Climate

Melting permafrost reduces Yangtze River flow

English

Two recent scientific studies have highlighted the chronic water problems in the Yangtze River Basin. First, Chinese scientists have found that melting permafrost on the Tibetan Plateau is reducing the flow of the Yangtze River, according to an article in Nature. The amount of water entering the Yangtze River near its source on the Tibetan Plateau has fallen by 15% over the past four decades, despite melting glaciers and increased rainfall.

Permafrost  deep layers of frozen soil near the surface  is highly sensitive to climate change. The results of this five-year research project conducted by scientists from the Cold and Arid Regions Environment and Engineering Research Institute in Lanzhou, show that 10% of the permafrost that underpins the plateau has disappeared over the past decade, due to rising temperatures and increasing human activity in the region. As permafrost melts the layer of new soil “acts like a sponge, soaking up the water that would otherwise have run off into the river.” This explains why the amount of water flowing into the Yangtze has decreased so much.

Previous research by the Chinese Academy of Science has warned that thawing permafrost will lead to significant changes in surface hydrology and accelerated degradation across the plateau. Over time, rapid thinning of permafrost has dried up soil, turning swathes of the plateau’s wetlands and alpine meadow into dusty desert. This will significantly reduce downstream water supplies in the long run.

There have also been reports that melting permafrost is destabilising infrastructure on the plateau, including the 2,000-kilometre long Qinghai-Tibetan railway; no doubt giving Chinese engineers sleepless nights. Permafrost underpinning the asphalt of the Qinghai-Tibetan highway, which was built back in the 1970s, is now all near thawing point.

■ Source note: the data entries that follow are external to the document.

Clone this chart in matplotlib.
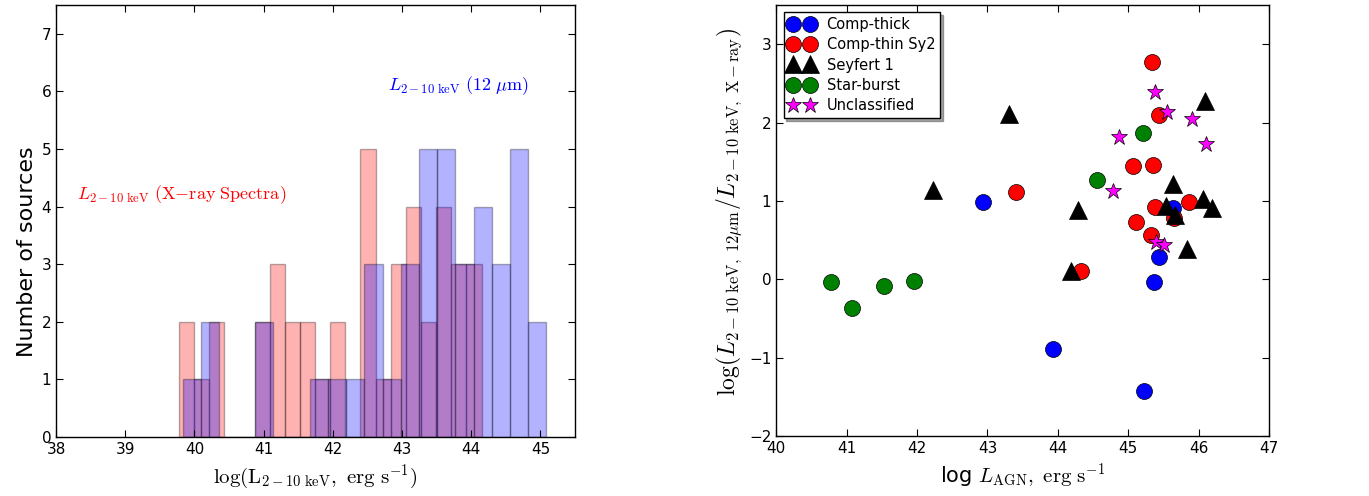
import numpy as np
import matplotlib
matplotlib.use('Agg')
import matplotlib.pyplot as plt

plt.rcParams['mathtext.fontset'] = 'cm'
plt.rcParams['font.family'] = 'DejaVu Sans'

# HISTOGRAM DATA (counts per bin, 20 equal bins over each range)

xray_range = (39.774, 44.149)
xray_counts = [2, 1, 2, 0, 0, 2, 3, 2, 2, 1, 2, 0, 5, 1, 3, 4, 2, 4, 3, 3]

mir_range = (39.827, 45.087)
mir_counts = [1, 2, 0, 0, 2, 0, 0, 1, 1, 1, 3, 1, 3, 5, 5, 3, 4, 3, 5, 2]

# SCATTER DATA

thick_x = [42.93, 43.93, 45.22, 45.44, 45.37, 45.63]
thick_y = [0.99, -0.89, -1.42, 0.28, -0.03, 0.91]

thin_x = [43.41, 44.33, 45.34, 45.44, 45.07, 45.35, 45.11, 45.38, 45.32, 45.65, 45.86]
thin_y = [1.11, 0.10, 2.77, 2.10, 1.45, 1.46, 0.73, 0.92, 0.56, 0.78, 0.99]

sy1_x = [43.31, 42.22, 44.29, 44.18, 46.09, 45.63, 45.54, 45.67, 46.06, 46.19, 45.84]
sy1_y = [2.11, 1.14, 0.88, 0.11, 2.28, 1.21, 0.94, 0.82, 1.02, 0.91, 0.39]

sb_x = [40.78, 41.08, 41.53, 41.96, 44.56, 45.21]
sb_y = [-0.03, -0.37, -0.08, -0.02, 1.27, 1.86]

uncl_x = [45.38, 45.55, 45.91, 44.87, 46.11, 44.78, 45.39, 45.51]
uncl_y = [2.39, 2.13, 2.04, 1.81, 1.72, 1.12, 0.47, 0.44]

fig = plt.figure(figsize=(13.69, 4.96), dpi=100)
ax1 = fig.add_axes([0.041, 0.119, 0.379, 0.871])
ax2 = fig.add_axes([0.567, 0.121, 0.360, 0.869])


def hist_from_counts(ax, rng, counts, cor):
    bordas = np.linspace(rng[0], rng[1], len(counts) + 1)
    centros = (bordas[:-1] + bordas[1:]) / 2
    ax.hist(centros, bins=bordas, weights=counts, color=cor, alpha=0.3,
            edgecolor='k', linewidth=1.0)


hist_from_counts(ax1, xray_range, xray_counts, 'r')
hist_from_counts(ax1, mir_range, mir_counts, 'b')

ax1.text(38.3, 4.2, r'$L_{\rm 2-10\ keV}\ \rm (X{-}ray\ Spectra)$', color='r',
         fontsize=13, va='center')
ax1.text(42.8, 6.1, r'$L_{\rm 2-10\ keV}\ (12\ \mu{\rm m})$', color='b',
         fontsize=13, va='center')

ax1.set_xlim(38, 45.5)
ax1.set_ylim(0, 7.5)
ax1.set_xticks(range(38, 46))
ax1.set_yticks(range(0, 8))
ax1.set_xlabel(r'$\rm log(L_{2-10\ keV},\ erg\ s^{-1})$', fontsize=15)
ax1.set_ylabel('Number of sources', fontsize=16)
ax1.yaxis.set_label_coords(-0.037, 0.43)

# SCATTER

ax2.plot(thick_x, thick_y, 'o', color='b', markersize=11.5, markeredgecolor='k',
         markeredgewidth=0.5, label='Comp-thick')
ax2.plot(thin_x, thin_y, 'o', color='r', markersize=11.5, markeredgecolor='k',
         markeredgewidth=0.5, label='Comp-thin Sy2')
ax2.plot(sy1_x, sy1_y, '^', color='k', markersize=12.5, markeredgecolor='k',
         markeredgewidth=0.5, label='Seyfert 1')
ax2.plot(sb_x, sb_y, 'o', color='green', markersize=11.5, markeredgecolor='k',
         markeredgewidth=0.5, label='Star-burst')
ax2.plot(uncl_x, uncl_y, '*', color='magenta', markersize=12, markeredgecolor='k',
         markeredgewidth=0.5, label='Unclassified')

ax2.set_xlim(40, 47)
ax2.set_ylim(-2, 3.5)
ax2.set_xticks(range(40, 48))
ax2.set_yticks(range(-2, 4))
ax2.set_xlabel(r'log $L_{\rm AGN},\ \rm erg\ s^{-1}$', fontsize=15)
ax2.set_ylabel(r'$\log(L_{\rm 2-10\ keV,\ 12\mu m}/L_{\rm 2-10\ keV,\ X-ray})$',
               fontsize=17)
ax2.yaxis.set_label_coords(-0.066, 0.52)

leg = ax2.legend(loc='upper left', numpoints=2, fontsize=10.5, shadow=True,
                 fancybox=False, handletextpad=0.8, borderpad=0.35,
                 labelspacing=0.35, borderaxespad=0.5, handlelength=1.8)
leg.get_frame().set_edgecolor('k')
leg.get_frame().set_linewidth(1.0)

for ax in (ax1, ax2):
    ax.tick_params(direction='in', top=True, right=True, labelsize=11,
                   length=5, width=0.8)
    for s in ax.spines.values():
        s.set_linewidth(1.0)

fig.savefig('out.png', dpi=100)
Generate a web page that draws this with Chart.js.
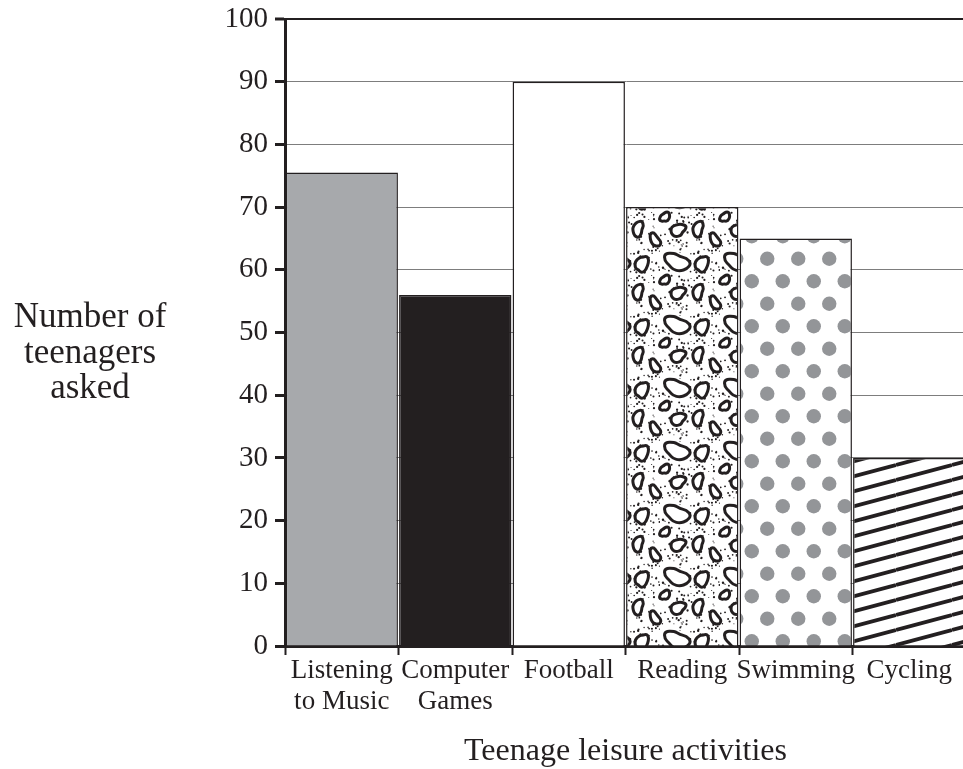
<!DOCTYPE html>
<html>
<head>
<meta charset="utf-8">
<title>Teenage leisure activities</title>
<script src="https://cdn.jsdelivr.net/npm/chart.js@4.4.1/dist/chart.umd.min.js"></script>
<style>
  html, body { margin: 0; padding: 0; background: #fff; overflow: hidden; }
  #wrap { width: 966px; height: 769px; }
</style>
</head>
<body>
<div id="wrap"><canvas id="leisureChart"></canvas></div>
<script>
// Data
const activities = [['Listening', 'to Music'], ['Computer', 'Games'], 'Football', 'Reading', 'Swimming', 'Cycling'];
const teenagers = [75.5, 56, 90, 70, 65, 30];
const yAxisLines = ['Number of', 'teenagers', 'asked'];
const xAxisTitle = 'Teenage leisure activities';

const INK = '#231f20';
const SERIF = '"Liberation Serif", "Times New Roman", serif';

// small seeded generator, only for the stipple texture
function lcg(seed) {
  let s = seed;
  return function() {
    s = (s * 1103515245 + 12345) % 2147483648;
    return s / 2147483648;
  };
}

function makeTile(w, h) {
  const c = document.createElement('canvas');
  c.width = w;
  c.height = h;
  return c;
}

// irregular leopard spot
function drawBlob(ctx, cx, cy, rx, ry, rot, k) {
  const n = 10;
  const pts = [];
  for (let i = 0; i < n; i++) {
    const t = (Math.PI * 2 * i) / n;
    const r = 1 + 0.24 * Math.sin(2 * t + k) + 0.14 * Math.cos(3 * t + 2 * k);
    const px = rx * r * Math.cos(t);
    const py = ry * r * Math.sin(t);
    pts.push([
      cx + px * Math.cos(rot) - py * Math.sin(rot),
      cy + px * Math.sin(rot) + py * Math.cos(rot)
    ]);
  }
  ctx.beginPath();
  const mid = (a, b) => [(a[0] + b[0]) / 2, (a[1] + b[1]) / 2];
  let m = mid(pts[n - 1], pts[0]);
  ctx.moveTo(m[0], m[1]);
  for (let i = 0; i < n; i++) {
    const p = pts[i];
    const q = mid(p, pts[(i + 1) % n]);
    ctx.quadraticCurveTo(p[0], p[1], q[0], q[1]);
  }
  ctx.closePath();
  ctx.fillStyle = '#fff';
  ctx.fill();
  ctx.stroke();
}

function leopardPattern(ctx) {
  const w = 60, h = 63;
  const tile = makeTile(w, h);
  const t = tile.getContext('2d');
  t.fillStyle = '#fff';
  t.fillRect(0, 0, w, h);
  const rnd = lcg(11);
  t.fillStyle = INK;
  for (let i = 0; i < 130; i++) {
    t.beginPath();
    t.arc(rnd() * w, rnd() * h, 0.5 + rnd() * 0.7, 0, Math.PI * 2);
    t.fill();
  }
  t.strokeStyle = INK;
  t.lineWidth = 3;
  const spots = [
    [17, 10, 12, 9, 0.1, 0.5],
    [42, 12, 5.5, 10, 0.35, 1.7],
    [5, 28, 4, 6, 0.4, 2.5],
    [18, 41, 8.5, 5.5, 0, 3.9],
    [38, 40, 6, 7, 0.2, 4.6],
    [55, 51, 5, 6.5, -0.4, 5.3]
  ];
  // draw each spot with its wrapped copies so tiles join cleanly
  spots.forEach(s => {
    for (let dx = -w; dx <= w; dx += w) {
      for (let dy = -h; dy <= h; dy += h) {
        drawBlob(t, s[0] + dx, s[1] + dy, s[2], s[3], s[4], s[5]);
      }
    }
  });
  return ctx.createPattern(tile, 'repeat');
}

function dotPattern(ctx) {
  const tile = makeTile(31, 45);
  const t = tile.getContext('2d');
  t.fillStyle = '#fff';
  t.fillRect(0, 0, 31, 45);
  t.fillStyle = '#939598';
  [[7.75, 11.25], [23.25, 33.75]].forEach(p => {
    t.beginPath();
    t.arc(p[0], p[1], 7.2, 0, Math.PI * 2);
    t.fill();
  });
  return ctx.createPattern(tile, 'repeat');
}

function stripePattern(ctx) {
  const w = 56, h = 15;
  const tile = makeTile(w, h);
  const t = tile.getContext('2d');
  t.fillStyle = '#fff';
  t.fillRect(0, 0, w, h);
  t.strokeStyle = INK;
  t.lineWidth = 3.8;
  for (let k = -1; k <= 1; k++) {
    t.beginPath();
    t.moveTo(0, h + k * h);
    t.lineTo(w, k * h);
    t.stroke();
  }
  return ctx.createPattern(tile, 'repeat');
}

const canvas = document.getElementById('leisureChart');
const ctx = canvas.getContext('2d');

const barFills = [
  '#a7a9ac',
  INK,
  '#ffffff',
  leopardPattern(ctx),
  dotPattern(ctx),
  stripePattern(ctx)
];

// y axis title written horizontally, three lines, left of the ticks
const yTitlePlugin = {
  id: 'yTitle',
  afterDraw(chart) {
    const c = chart.ctx;
    const area = chart.chartArea;
    const mid = (area.top + area.bottom) / 2;
    c.save();
    c.font = '35px ' + SERIF;
    c.fillStyle = INK;
    c.textAlign = 'center';
    c.textBaseline = 'alphabetic';
    yAxisLines.forEach((line, i) => {
      c.fillText(line, 90, mid - 5.5 + i * 35.5);
    });
    c.restore();
  }
};

new Chart(canvas, {
  type: 'bar',
  data: {
    labels: activities,
    datasets: [{
      data: teenagers,
      backgroundColor: barFills,
      borderColor: INK,
      borderWidth: 1.5,
      barPercentage: 0.99,
      categoryPercentage: 1
    }]
  },
  options: {
    responsive: true,
    maintainAspectRatio: false,
    animation: false,
    layout: {
      padding: { top: 19, left: 0, right: 0, bottom: 0 }
    },
    plugins: {
      legend: { display: false },
      tooltip: { enabled: false }
    },
    scales: {
      x: {
        offset: true,
        afterFit(scale) {
          scale.height = 123;
        },
        border: { display: true, color: INK, width: 3 },
        grid: {
          offset: true,
          drawOnChartArea: false,
          drawTicks: true,
          tickLength: 9,
          tickColor: INK,
          tickWidth: 2
        },
        ticks: {
          autoSkip: false,
          maxRotation: 0,
          minRotation: 0,
          padding: 0,
          color: INK,
          font: { family: SERIF, size: 27, lineHeight: 1.15 }
        },
        title: {
          display: true,
          text: xAxisTitle,
          color: INK,
          padding: 0,
          font: { family: SERIF, size: 32, lineHeight: 1.1 }
        }
      },
      y: {
        min: 0,
        max: 100,
        afterFit(scale) {
          scale.width = 285;
          // the top label may sit in the layout padding
          scale.paddingTop = 0;
          scale.paddingBottom = 0;
        },
        border: { display: true, color: INK, width: 3 },
        grid: {
          color: c => (c.tick && c.tick.value === 100 ? INK : '#7d7d7d'),
          lineWidth: c => (c.tick && c.tick.value === 100 ? 2 : 1),
          tickLength: 10,
          tickColor: INK,
          tickWidth: 3
        },
        ticks: {
          stepSize: 10,
          padding: 7,
          color: INK,
          font: { family: SERIF, size: 29 }
        }
      }
    }
  },
  plugins: [yTitlePlugin]
});
</script>
</body>
</html>
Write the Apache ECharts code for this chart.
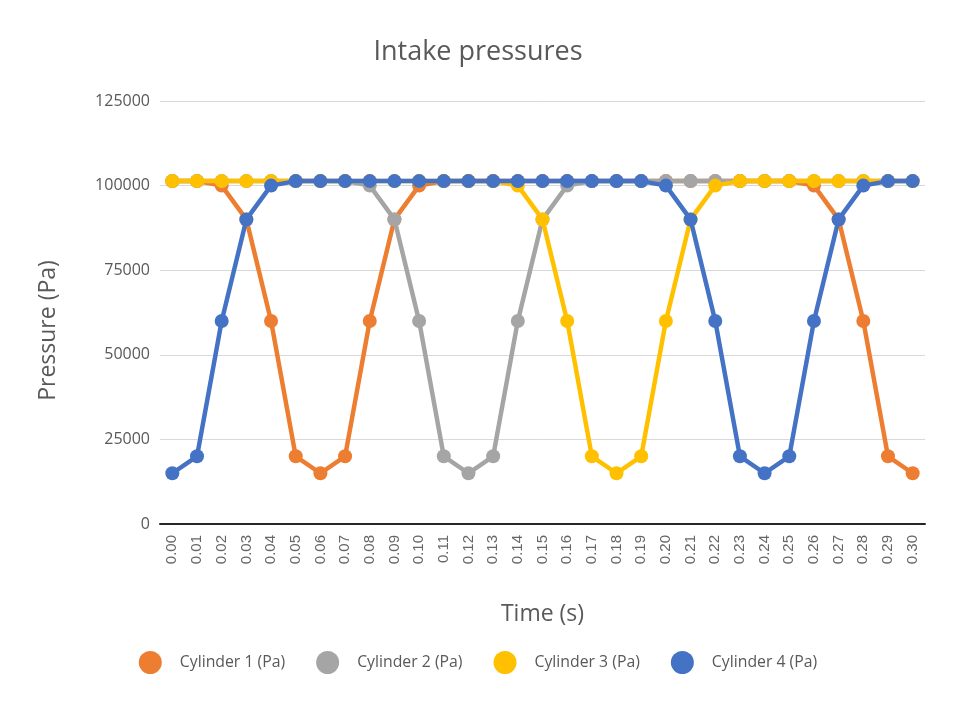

A second recent study, released by WWF last week, shows that lakes in the Yangtze River Basin are shrinking dramatically. These lakes could dry up completely if measures aren’t taken to stem the impacts of climate change, increased industrialization, and urbanization, the study warns.   Water resource projects have been blamed for record low levels in these freshwater lakes this year, Wang Shigang, deputy director of the Jiangzi Poyang Lake Hydrologic Bureau was quoted in China Daily as saying. This comes after the Three Gorges Dam and was blamed for the devastating drought last spring in the downstream Yangtze River.

Heedless of such criticisms, this month China completed a crucial part of the eastern section of the giant South-North Water Transfer Project, which will transfer 14.6 billion cubic metres of water from the Yangtze River to the parched provinces in the country’s north.  But as permafrost melt dries up the source of the river, and dams and development hold back water further downstream, even the traditionally “water rich” Yangtze will not have any excess water to give away.